Ma quand’anche fosse, si tratta di un obbligo o di un’opportunità? In entrambi i casi, nel gestire un patrimonio pubblico di cui il Comune è custode in quanto Ente gestore per conto della Regione Abruzzo, e quindi della comunità dei cittadini, quale sarebbe la posizione dello stesso nei confronti dell’impegno che invece è tenuto ad assumere dal “Piano d’azione per la sostenibilità ambientale dei consumi nel settore della Pubblica amministrazione” (Codice degli appalti) a cui i Comuni italiani sono chiamati ad aderire e a dare il loro contributo, e dove la parola combustione non è mai citata?

Alla luce del fatto che nel caso in esame si è di fronte ad una Riserva Naturale, cioè un’area protetta, e non un bosco coltivato destinato a produrre biomasse (né tantomeno ad una grande isola verde spartitraffico), sarebbe logico aspettarsi che il materiale legnoso rimosso venisse trattato con coerenza, soprattutto per il fatto che il legname costituisce un immenso serbatoio di CO2 assolutamente da non reimmettere in atmosfera.

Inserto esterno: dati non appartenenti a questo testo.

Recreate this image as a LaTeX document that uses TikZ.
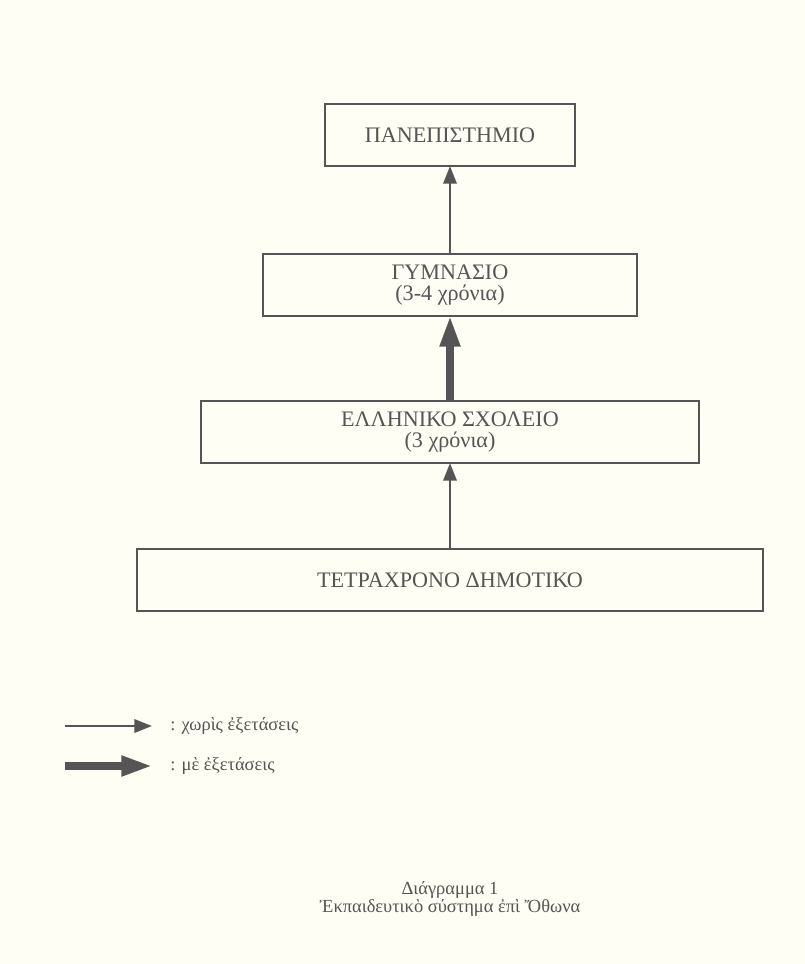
\documentclass[tikz,border=0pt]{standalone}
\usepackage{fontspec}
\setmainfont{Liberation Serif}
\usepackage{tikz}
\usetikzlibrary{arrows.meta}
\definecolor{paper}{RGB}{254,254,244}
\definecolor{ink}{RGB}{85,85,85}
\tikzstyle{arrT}=[-{Triangle[length=10pt,width=7.5pt]},line width=1.5pt,draw=ink]
\tikzstyle{arrB}=[-{Triangle[length=17.5pt,width=11pt]},line width=4pt,draw=ink]

\begin{document}
\begin{tikzpicture}[x=0.02cm,y=-0.02cm]
  \tikzstyle levelS=[draw=ink,line width=1pt,text=ink,inner sep=0pt,outer sep=0pt,
    minimum height=1.24cm,align=center,font=\fontsize{12.6}{12}\selectfont];
  \tikzstyle noteS=[text=ink,inner sep=0pt,font=\fontsize{10.5}{9.5}\selectfont];
  \fill[paper] (0,0) rectangle (805,964);
  \useasboundingbox (0,0) rectangle (805,964);
  \foreach \ly/\lw/\lname/\ltext in {
    135/5.00/uni/ΠΑΝΕΠΙΣΤΗΜΙΟ,
    285/7.48/gym/{ΓΥΜΝΑΣΙΟ\\(3-4 χρόνια)},
    432/9.96/ell/{ΕΛΛΗΝΙΚΟ ΣΧΟΛΕΙΟ\\(3 χρόνια)},
    580/12.52/dim/ΤΕΤΡΑΧΡΟΝΟ ΔΗΜΟΤΙΚΟ}
  {
    \node[levelS,minimum width=\lw cm] (\lname) at (450,\ly) {\ltext};
  }
  \draw[arrT] (dim) -- (ell);
  \draw[arrB] (ell) -- (gym);
  \draw[arrT] (gym) -- (uni);

  % legend
  \coordinate (k1) at (65,726);
  \coordinate (k1e) at (152,726);
  \coordinate (k2) at (65,766);
  \coordinate (k2e) at (152,766);
  \draw[arrT] (k1) -- (k1e);
  \draw[arrB] (k2) -- (k2e);
  \node[noteS,anchor=west] (k1t) at (170,726) {: χωρὶς ἐξετάσεις};
  \node[noteS,anchor=west] (k2t) at (170,766) {: μὲ ἐξετάσεις};

  \node[noteS,align=center] (cap) at (450,899)
    {Διάγραμμα 1\\Ἐκπαιδευτικὸ σύστημα ἐπὶ Ὄθωνα};
\end{tikzpicture}
\end{document}
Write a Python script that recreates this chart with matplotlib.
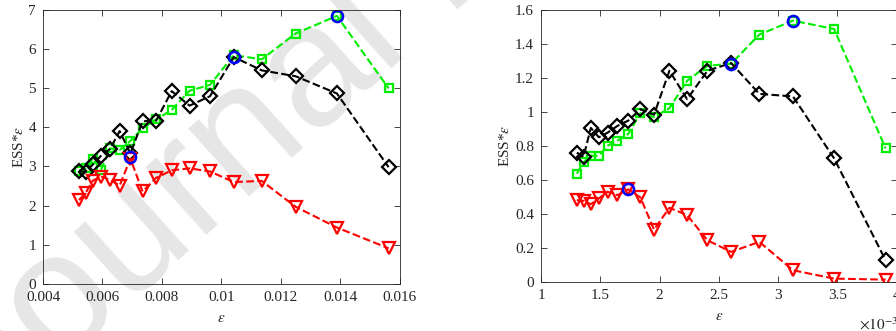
import matplotlib
matplotlib.use("Agg")
import matplotlib.pyplot as plt

plt.rcParams['font.family'] = ['Liberation Serif', 'DejaVu Serif']
plt.rcParams['mathtext.fontset'] = 'stix'

# left panel
eps_a = [0.00521, 0.00543, 0.00568, 0.00595, 0.00625, 0.00658, 0.00694, 0.00735, 0.00781,
         0.00833, 0.00893, 0.00962, 0.01042, 0.01136, 0.0125, 0.01389, 0.01563]
green_a = [2.88, 2.95, 3.20, 2.91, 3.46, 3.42, 3.65, 3.97, 4.20, 4.44, 4.93, 5.08, 5.84,
           5.73, 6.39, 6.84, 4.99]
black_a = [2.89, 2.85, 3.05, 3.27, 3.44, 3.90, 3.33, 4.15, 4.17, 4.92, 4.55, 4.79, 5.79,
           5.45, 5.30, 4.86, 2.98]
red_a = [2.14, 2.32, 2.64, 2.74, 2.66, 2.51, 3.20, 2.36, 2.71, 2.90, 2.95, 2.87, 2.60,
         2.63, 1.97, 1.44, 0.91]
best_xa = [0.00694, 0.01042, 0.01389]
best_ya = [3.25, 5.80, 6.84]

# right panel (x in units of 1e-3)
eps_b = [1.302, 1.359, 1.420, 1.488, 1.563, 1.645, 1.736, 1.838, 1.953, 2.083, 2.232,
         2.404, 2.604, 2.841, 3.125, 3.472, 3.906]
green_b = [0.636, 0.703, 0.742, 0.742, 0.801, 0.830, 0.870, 0.991, 0.968, 1.021, 1.182,
           1.270, 1.282, 1.453, 1.535, 1.486, 0.785]
black_b = [0.760, 0.736, 0.905, 0.850, 0.878, 0.917, 0.948, 1.015, 0.982, 1.241, 1.074,
           1.241, 1.286, 1.105, 1.090, 0.726, 0.128]
red_b = [0.481, 0.477, 0.457, 0.491, 0.530, 0.510, 0.544, 0.497, 0.308, 0.436, 0.393,
         0.245, 0.177, 0.236, 0.069, 0.020, 0.014]
best_xb = [1.736, 2.604, 3.125]
best_yb = [0.544, 1.282, 1.535]

GREEN = '#00ee00'
GRAY = '#262626'

fig = plt.figure(figsize=(8.96, 3.31), dpi=100)

# page watermark behind the plots
fig.text(-0.009, -0.293, 'Journal Pre-proof', fontsize=124, color='#e6e6e6',
         rotation=42, rotation_mode='anchor', family='Liberation Sans', zorder=-1,
         ha='left', va='baseline')


def panel(ax, x, g, k, r, bx, by):
    ax.set_facecolor('none')
    ax.plot(x, g, ls='--', color=GREEN, lw=1.5, marker='s', ms=6, mfc='none', mew=1.6)
    ax.plot(x, k, ls='--', color='black', lw=1.5, marker='D', ms=7, mfc='none', mew=1.6)
    ax.plot(x, r, ls='--', color='red', lw=1.5, marker='v', ms=9, mfc='none', mew=1.6)
    ax.plot(bx, by, ls='none', color='blue', marker='o', ms=8, mfc='none', mew=1.8)
    ax.tick_params(direction='in', top=True, right=True, length=4, width=0.6,
                   labelsize=11, colors=GRAY, pad=5)
    for s in ax.spines.values():
        s.set_color(GRAY)
        s.set_linewidth(0.6)
    ax.set_ylabel(r'ESS*$\epsilon$', fontsize=11, color=GRAY, labelpad=2)
    ax.set_xlabel(r'$\epsilon$', fontsize=11, color=GRAY, labelpad=6)


ax1 = fig.add_axes([0.048, 0.142, 0.398, 0.829])
panel(ax1, eps_a, green_a, black_a, red_a, best_xa, best_ya)
ax1.set_xlim(0.004, 0.016)
ax1.set_ylim(0, 7)
ax1.set_xticks([0.004, 0.006, 0.008, 0.01, 0.012, 0.014, 0.016])
ax1.set_xticklabels(['0.004', '0.006', '0.008', '0.01', '0.012', '0.014', '0.016'])
ax1.set_yticks(range(8))

ax2 = fig.add_axes([0.6038, 0.148, 0.397, 0.823])
panel(ax2, eps_b, green_b, black_b, red_b, best_xb, best_yb)
ax2.set_xlim(1, 4)
ax2.set_ylim(0, 1.6)
ax2.set_xticks([1, 1.5, 2, 2.5, 3, 3.5, 4])
ax2.set_xticklabels(['1', '1.5', '2', '2.5', '3', '3.5', '4'])
ax2.set_yticks([0, 0.2, 0.4, 0.6, 0.8, 1, 1.2, 1.4, 1.6])
ax2.set_yticklabels(['0', '0.2', '0.4', '0.6', '0.8', '1', '1.2', '1.4', '1.6'])
ax2.text(0.895, -0.155, r'$\times10^{-3}$', transform=ax2.transAxes, fontsize=11,
         color=GRAY, va='center', ha='left')

fig.savefig('out.png', dpi=100)
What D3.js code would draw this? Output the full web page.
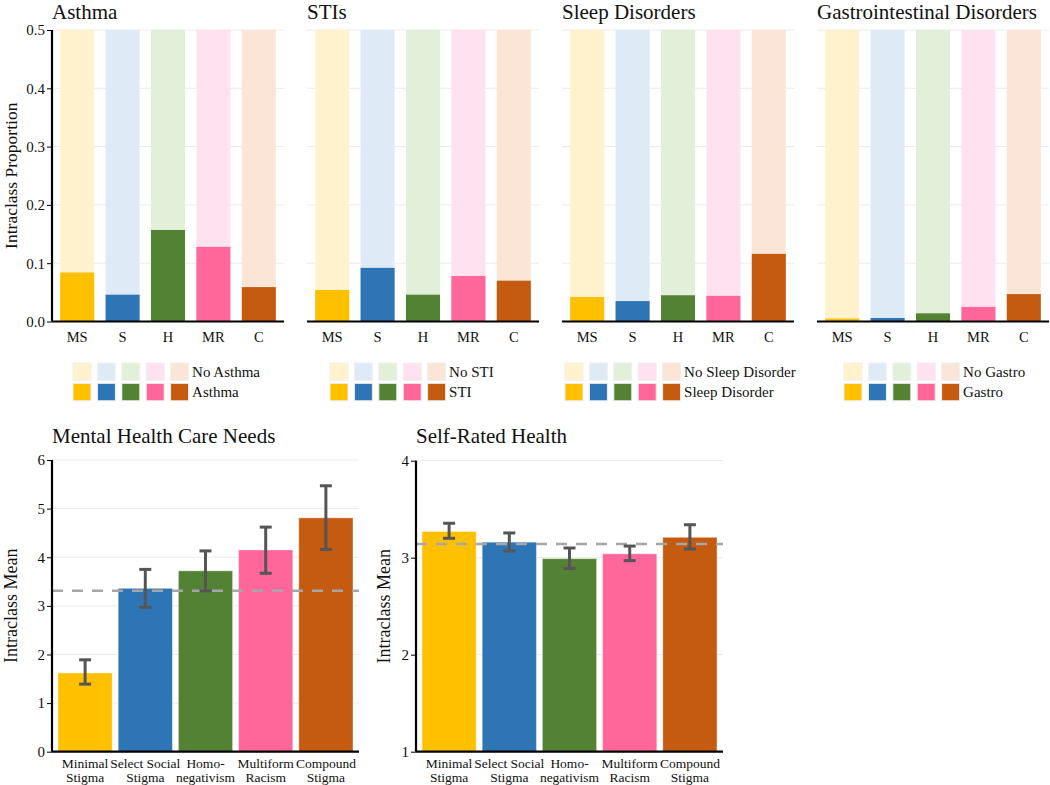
<!DOCTYPE html>
<html><head><meta charset="utf-8">
<script src="https://cdn.jsdelivr.net/npm/d3@7"></script>
<style>
html,body{margin:0;padding:0;background:#fff;}
svg{display:block;font-family:"Liberation Serif","Times New Roman",serif;}
</style></head>
<body>
<svg id="chart" width="1050" height="785"></svg>
<script>
// ---------- data ----------
const groupCodes = ["MS", "S", "H", "MR", "C"];
const groupNames = [["Minimal", "Stigma"], ["Select Social", "Stigma"], ["Homo-", "negativism"], ["Multiform", "Racism"], ["Compound", "Stigma"]];
const darkColors = ["#FFC000", "#2E75B6", "#548235", "#FF6699", "#C55A11"];
const lightColors = ["#FFF2CC", "#DEEBF7", "#E2F0D9", "#FFE1F0", "#FBE5D6"];

const panelTitles = ["Asthma", "STIs", "Sleep Disorders", "Gastrointestinal Disorders"];
const legendNo = ["No Asthma", "No STI", "No Sleep Disorder", "No Gastro"];
const legendYes = ["Asthma", "STI", "Sleep Disorder", "Gastro"];
const asthma = [0.084, 0.046, 0.157, 0.128, 0.059];
const stis = [0.054, 0.092, 0.046, 0.078, 0.070];
const sleep = [0.042, 0.035, 0.045, 0.044, 0.116];
const gastro = [0.005, 0.006, 0.014, 0.025, 0.047];
const propTicks = [0, 0.1, 0.2, 0.3, 0.4, 0.5];

const mhMean = [1.62, 3.36, 3.72, 4.15, 4.81];
const mhLow = [1.39, 2.97, 3.31, 3.67, 4.16];
const mhHigh = [1.89, 3.75, 4.13, 4.62, 5.47];
const mhOverall = 3.31;
const mhTicks = [0, 1, 2, 3, 4, 5, 6];

const srhMean = [3.27, 3.16, 2.99, 3.04, 3.21];
const srhLow = [3.20, 3.07, 2.89, 2.97, 3.09];
const srhHigh = [3.355, 3.255, 3.10, 3.12, 3.34];
const srhOverall = 3.14;
const srhTicks = [1, 2, 3, 4];

// ---------- drawing ----------
const svg = d3.select("#chart");
const propData = [asthma, stis, sleep, gastro];
const topX0 = [52, 307, 562, 817];
const topW = 232;
const legendX = [73, 330, 565, 844];
const yTop = d3.scaleLinear().domain([0, 0.5]).range([321.5, 30]);

propData.forEach((vals, p) => {
  const g = svg.append("g");
  const x = d3.scaleBand().domain(groupCodes).range([topX0[p], topX0[p] + topW])
    .paddingInner(0.25).paddingOuter(0.18);
  g.selectAll("line.grid").data(propTicks.slice(1)).enter().append("line")
    .attr("x1", topX0[p]).attr("x2", topX0[p] + topW)
    .attr("y1", d => yTop(d)).attr("y2", d => yTop(d))
    .attr("stroke", "#ebebeb").attr("stroke-width", 1);
  g.selectAll("rect.bg").data(groupCodes).enter().append("rect")
    .attr("x", d => x(d)).attr("width", x.bandwidth())
    .attr("y", yTop(0.5)).attr("height", yTop(0) - yTop(0.5))
    .attr("fill", (d, i) => lightColors[i]);
  g.selectAll("rect.fg").data(vals).enter().append("rect")
    .attr("x", (d, i) => x(groupCodes[i])).attr("width", x.bandwidth())
    .attr("y", d => yTop(d)).attr("height", d => yTop(0) - yTop(d))
    .attr("fill", (d, i) => darkColors[i]);
  const xa = g.append("g").attr("transform", `translate(0,${yTop(0)})`)
    .call(d3.axisBottom(x).tickSize(0).tickPadding(10));
  xa.select(".domain").attr("stroke", "#000").attr("stroke-width", 2.2)
    .attr("d", `M${topX0[p]},0H${topX0[p] + topW}`);
  xa.selectAll("text").attr("font-size", 14.5).attr("font-family", "Liberation Serif").attr("fill", "#111");
  if (p === 0) {
    const ya = g.append("g").attr("transform", `translate(${topX0[p]},0)`)
      .call(d3.axisLeft(yTop).tickValues(propTicks).tickFormat(d3.format(".1f")).tickSize(5).tickPadding(2));
    ya.select(".domain").attr("stroke", "#000").attr("stroke-width", 2.2).attr("d", `M0,${yTop(0.5)}V${yTop(0)}`);
    ya.selectAll(".tick line").attr("stroke", "#000");
    ya.selectAll("text").attr("font-size", 15).attr("font-family", "Liberation Serif").attr("fill", "#111");
    svg.append("text").attr("transform", `translate(16.5,${(yTop(0) + yTop(0.5)) / 2}) rotate(-90)`)
      .attr("text-anchor", "middle").attr("font-size", 17.5).attr("fill", "#111").text("Intraclass Proportion");
  }
  svg.append("text").attr("x", topX0[p]).attr("y", 19).attr("font-size", 21).attr("fill", "#111").text(panelTitles[p]);
  const lg = svg.append("g").attr("transform", `translate(${legendX[p]},363)`);
  [lightColors, darkColors].forEach((cols, r) => {
    cols.forEach((c, i) => {
      lg.append("rect").attr("x", i * 24.4).attr("y", r * 20.3).attr("width", 18).attr("height", 17.5)
        .attr("fill", c).attr("stroke", "#f0f0f0").attr("stroke-width", 1);
    });
    lg.append("text").attr("x", 4 * 24.4 + 21.5).attr("y", r * 20.3 + 14)
      .attr("font-size", 15).attr("fill", "#111").text(r === 0 ? legendNo[p] : legendYes[p]);
  });
});

const bottomPanels = [
  {title: "Mental Health Care Needs", x0: 52, labelX: 16.5, mean: mhMean, low: mhLow, high: mhHigh, overall: mhOverall, ticks: mhTicks, dom: [0, 6], top: 460},
  {title: "Self-Rated Health", x0: 416, labelX: 390, mean: srhMean, low: srhLow, high: srhHigh, overall: srhOverall, ticks: srhTicks, dom: [1, 4], top: 460.7}
];
const botW = 307, botBase = 751.7;
bottomPanels.forEach(bp => {
  const g = svg.append("g");
  const x = d3.scaleBand().domain(groupCodes).range([bp.x0, bp.x0 + botW]).paddingInner(0.1).paddingOuter(0.1);
  const y = d3.scaleLinear().domain(bp.dom).range([botBase, bp.top]);
  g.selectAll("line.grid").data(bp.ticks.slice(1)).enter().append("line")
    .attr("x1", bp.x0).attr("x2", bp.x0 + botW)
    .attr("y1", d => y(d)).attr("y2", d => y(d))
    .attr("stroke", "#ebebeb").attr("stroke-width", 1);
  g.selectAll("rect.bar").data(bp.mean).enter().append("rect")
    .attr("x", (d, i) => x(groupCodes[i])).attr("width", x.bandwidth())
    .attr("y", d => y(d)).attr("height", d => y(bp.dom[0]) - y(d))
    .attr("fill", (d, i) => darkColors[i])
    .attr("stroke", "rgba(255,255,255,0.35)").attr("stroke-width", 1);
  g.append("line").attr("x1", bp.x0).attr("x2", bp.x0 + botW)
    .attr("y1", y(bp.overall)).attr("y2", y(bp.overall))
    .attr("stroke", "#a6a6a6").attr("stroke-width", 2.5).attr("stroke-dasharray", "11,9");
  bp.mean.forEach((m, i) => {
    const cx = x(groupCodes[i]) + x.bandwidth() / 2;
    const eg = g.append("g").attr("stroke", "#555").attr("stroke-width", 3);
    eg.append("line").attr("x1", cx).attr("x2", cx).attr("y1", y(bp.low[i])).attr("y2", y(bp.high[i]));
    eg.append("line").attr("x1", cx - 6).attr("x2", cx + 6).attr("y1", y(bp.low[i])).attr("y2", y(bp.low[i]));
    eg.append("line").attr("x1", cx - 6).attr("x2", cx + 6).attr("y1", y(bp.high[i])).attr("y2", y(bp.high[i]));
  });
  const xa = g.append("g").attr("transform", `translate(0,${botBase})`)
    .call(d3.axisBottom(x).tickSize(0).tickFormat(""));
  xa.select(".domain").attr("stroke", "#000").attr("stroke-width", 2.2).attr("d", `M${bp.x0},0H${bp.x0 + botW}`);
  groupNames.forEach((lines, i) => {
    const cx = x(groupCodes[i]) + x.bandwidth() / 2;
    lines.forEach((t, k) => {
      g.append("text").attr("x", cx).attr("y", botBase + 16 + k * 14.5)
        .attr("text-anchor", "middle").attr("font-size", 13.5).attr("fill", "#111").text(t);
    });
  });
  const ya = g.append("g").attr("transform", `translate(${bp.x0},0)`)
    .call(d3.axisLeft(y).tickValues(bp.ticks).tickFormat(d3.format("d")).tickSize(5).tickPadding(2));
  ya.select(".domain").attr("stroke", "#000").attr("stroke-width", 2.2).attr("d", `M0,${bp.top}V${botBase}`);
  ya.selectAll(".tick line").attr("stroke", "#000");
  ya.selectAll("text").attr("font-size", 15).attr("font-family", "Liberation Serif").attr("fill", "#111");
  svg.append("text").attr("transform", `translate(${bp.labelX},${(bp.top + botBase) / 2}) rotate(-90)`)
    .attr("text-anchor", "middle").attr("font-size", 18).attr("fill", "#111").text("Intraclass Mean");
  svg.append("text").attr("x", bp.x0).attr("y", 443).attr("font-size", 21).attr("fill", "#111").text(bp.title);
});
</script>
</body></html>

Come?

L’approccio ambientale traccia alcune possibili strade: il legname, che rimane tale e che quindi diventa risorsa, può essere trasformato in opere per la messa in sicurezza del territorio, oppure usato nel settore dell’edilizia di arredo verde, con tavoli e panchine, capanni, giochi,  oppure opportunamente cippato come materiale pacciamante nella gestione del verde pubblico ovvero compostato (biochar) per restituire sostanza organica al suolo e continuare a fungere da substrato di cattura della CO2. Tutti i parchi e i giardini urbani, come tutta la riviera (modello “ecodune”) della città potrebbero essere interessati da detti usi, costituendo tra l’altro una grande occasione occupazionale di tipo artigianale, con dando luogo ad una esposizione artistica e turistica di richiamo: la Riserva rinasce nell’arredo della città e nella sua vocazione turistica e ambientale.

Alla luce di tutto ciò, neppure un chilogrammo di legname raccolto può andare a finire nel circuito che alimenta le centrali elettriche a biomasse, soprattutto perchè è un business per i provati (la combustione del legno ad uso energetico  incentivata dallo Stato: per ogni € di elettricità prodotta ne ricevono ben 3,9 di incentivi!).

Con una direzione scientifica dell’area protetta tutto quello a cui stiamo assistendo, almeno per quanto imprevedibile, forse non sarebbe accaduto. Non può oltremodo avvenire quanto invece oggi prevedibile, ovvero mandare in fumo, per una seconda volta, un patrimonio naturale che appartiene alla collettività e tale deve rimanere.